The standard enthalpy and standard entropy of decomposition of \( N_2O_4 \) to \( NO_2 \) are 55.0 kJ mol\(^{-1}\) and 175.0 J/mol respectively. The standard free energy change for this reaction at 25°C in J mol\(^{-1}\) is  (Nearest integer)

Hint:

Remember to always convert units when necessary.
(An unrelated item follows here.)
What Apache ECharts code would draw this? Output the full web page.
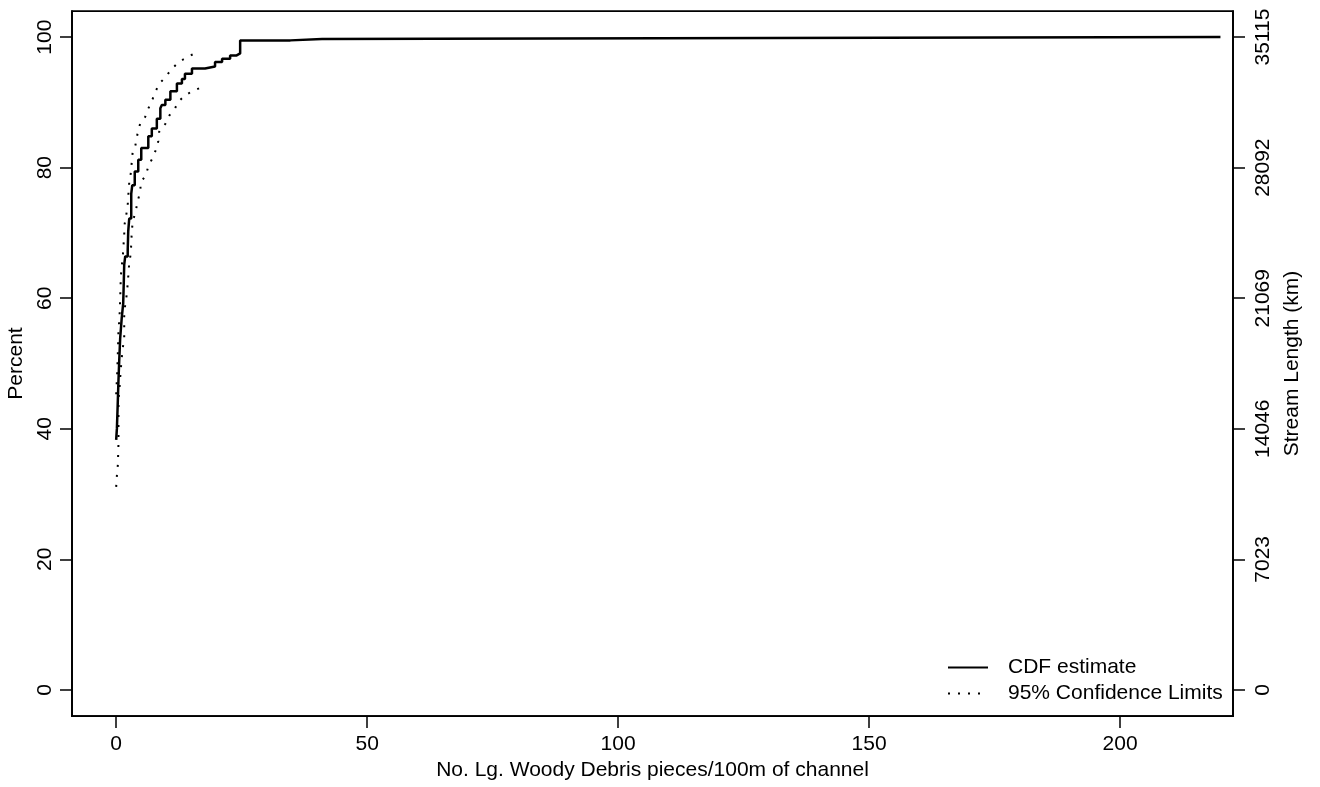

In this case, converting the enthalpy from kJ to J helped to maintain consistency in the units for entropy (J/mol).

Answer 1

We are given the following data: \[ \Delta H^\circ_{\text{rxn}} = 55 \, \text{kJ/mol}, \quad \Delta S^\circ_{\text{rxn}} = 175 \, \text{J/mol}, \quad T = 298 \, \text{K} \] The formula to calculate the standard free energy change (\( \Delta G^\circ_{\text{rxn}} \)) is: \[ \Delta G^\circ_{\text{rxn}} = \Delta H^\circ_{\text{rxn}} - T \Delta S^\circ_{\text{rxn}} \] Substitute the values into the equation: \[ \Delta G^\circ_{\text{rxn}} = 55,000 \, \text{J/mol} - 298 \times 175 \, \text{J/mol} \] \[ \Delta G^\circ_{\text{rxn}} = 55,000 \, \text{J/mol} - 52,150 \, \text{J/mol} \] \[ \Delta G^\circ_{\text{rxn}} = 2,850 \, \text{J/mol} \] Thus, the standard free energy change for the reaction at 25°C is 2850 J/mol.